How do you show that the limit as x approaches negative infinity of e^{x}|x|^{a }= 0?
a > 0
This thread on math.stackexchange.com may be helpful.
Well in a previous problem they asked me to show that a) lim_{x->0} x^{a}ln(x) = 0 (a > 0)
That was pretty straight forward using L'hopital's rule on lim_{x->0} ln(x) / x^{-a}
But I'm having troubles with the followup question b) lim_{x->- inf} |x|^{a}e^{x} = 0
They say: by putting x = ln (t) in a), show b)
(?)
We have the chain rule for limits, which says that for $\displaystyle c,d,e\in\mathbb{R}\cup\{-\infty,\infty\}$, if
- $\displaystyle \lim_{y \to d} f(y) = e$,
- $\displaystyle \lim_{x \to c} g(x) = d$, and either
- $\displaystyle f(d)=e$ or
- g does not take the value d near c
then $\displaystyle \lim_{x \to c} f(g(x)) = e$. In fact, c, d and e can also have the form $\displaystyle +a$ or $\displaystyle -a$ for $\displaystyle a\in\mathbb{R}$; in this case, the rule refers to the corresponding one-sided limit.
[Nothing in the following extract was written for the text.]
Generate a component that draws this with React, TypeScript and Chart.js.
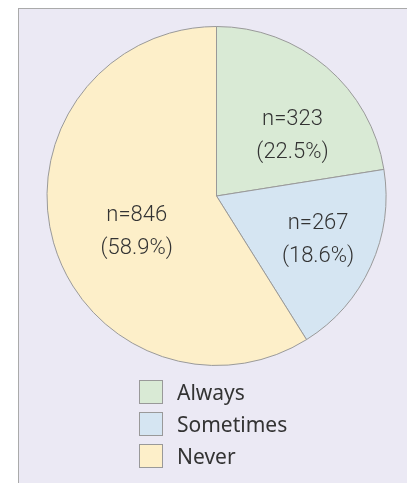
import React, { useEffect, useRef } from "react";
import { Chart, registerables } from "chart.js";

Chart.register(...registerables);

const categories = ["Always", "Sometimes", "Never"];
const counts = [323, 267, 846];
const sliceColors = ["#d9ead5", "#d5e5f2", "#fdefc9"];

const labelPlugin = {
  id: "sliceLabels",
  afterDatasetsDraw(chart: any, _args: any, opts: any) {
    const ctx = chart.ctx;
    const meta = chart.getDatasetMeta(0);
    const data = chart.data.datasets[0].data as number[];
    const total = data.reduce((a, b) => a + b, 0);
    const nudges = opts.nudges || [];
    ctx.save();
    ctx.fillStyle = "#333";
    ctx.font = "300 22px Roboto";
    ctx.textAlign = "center";
    ctx.textBaseline = "middle";
    meta.data.forEach((arc: any, i: number) => {
      const p = arc.getProps(["x", "y", "startAngle", "endAngle", "outerRadius"], true);
      const mid = (p.startAngle + p.endAngle) / 2;
      const r = p.outerRadius * 0.6;
      const n = nudges[i] || [0, 0];
      const cx = p.x + Math.cos(mid) * r + n[0];
      const cy = p.y + Math.sin(mid) * r + n[1];
      const pct = ((data[i] / total) * 100).toFixed(1);
      ctx.fillText("n=" + data[i], cx, cy - 16);
      ctx.fillText("(" + pct + "%)", cx, cy + 17);
    });
    ctx.restore();
  },
};

export default function App() {
  const ref = useRef<HTMLCanvasElement>(null);
  useEffect(() => {
    if (!ref.current) return;
    const chart = new Chart(ref.current, {
      type: "pie",
      data: {
        labels: categories,
        datasets: [
          {
            data: counts,
            backgroundColor: sliceColors,
            borderColor: "#999",
            borderWidth: 1,
          },
        ],
      },
      options: {
        animation: false,
        responsive: false,
        layout: { padding: { top: 17, bottom: 17, left: 0, right: 0 } },
        plugins: {
          legend: { display: false },
          tooltip: { enabled: false },
          sliceLabels: { nudges: [[10, 17], [9, 1], [18, 7]] },
        } as any,
      },
      plugins: [labelPlugin],
    });
    return () => chart.destroy();
  }, []);

  return (
    <div
      style={{
        position: "relative",
        marginLeft: 10,
        width: 395,
        height: 490,
        border: "1px solid #aaa",
        background: "#ebe9f4",
      }}
    >
      <canvas ref={ref} width={395} height={374} style={{ display: "block" }} />
      <div style={{ position: "absolute", left: 120, top: 367 }}>
        {categories.map((c, i) => (
          <div
            key={c}
            style={{ display: "flex", alignItems: "center", height: 32 }}
          >
            <div
              style={{
                width: 22,
                height: 22,
                border: "1px solid #999",
                background: sliceColors[i],
                marginRight: 14,
              }}
            />
            <span
              style={{
                fontFamily: "'Noto Sans'",
                fontSize: 21,
                color: "#333",
                lineHeight: "24px",
              }}
            >
              {c}
            </span>
          </div>
        ))}
      </div>
    </div>
  );
}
We need to prove $\displaystyle \lim_{x\to-\infty}e^x|x|^a = 0$ where a > 0. Let b = 1 / a.
We know that $\displaystyle \lim_{y\to+0}f(y) = 0$ where $\displaystyle f(y)=y^b\ln y$. Let $\displaystyle g(x)=e^x$. Then $\displaystyle \lim_{x\to-\infty}g(x)=+0$ and $\displaystyle e^x\ne0$ for all x. By the chain rule, $\displaystyle \lim_{x\to-\infty}f(g(x))=0$ and $\displaystyle f(g(x))=e^{bx}x$. Therefore, $\displaystyle \lim_{x\to-\infty}e^{bx}|x|=+0$.
Next, let $\displaystyle h(z)=z^a$. Then $\displaystyle \lim_{z\to+0}h(z)=0$. By the chain rule again, $\displaystyle \lim_{x\to-\infty}h(e^{bx}|x|)=0$ and $\displaystyle h(e^{bx}|x|)=e^{abx}|x|^a=e^x|x|^a$.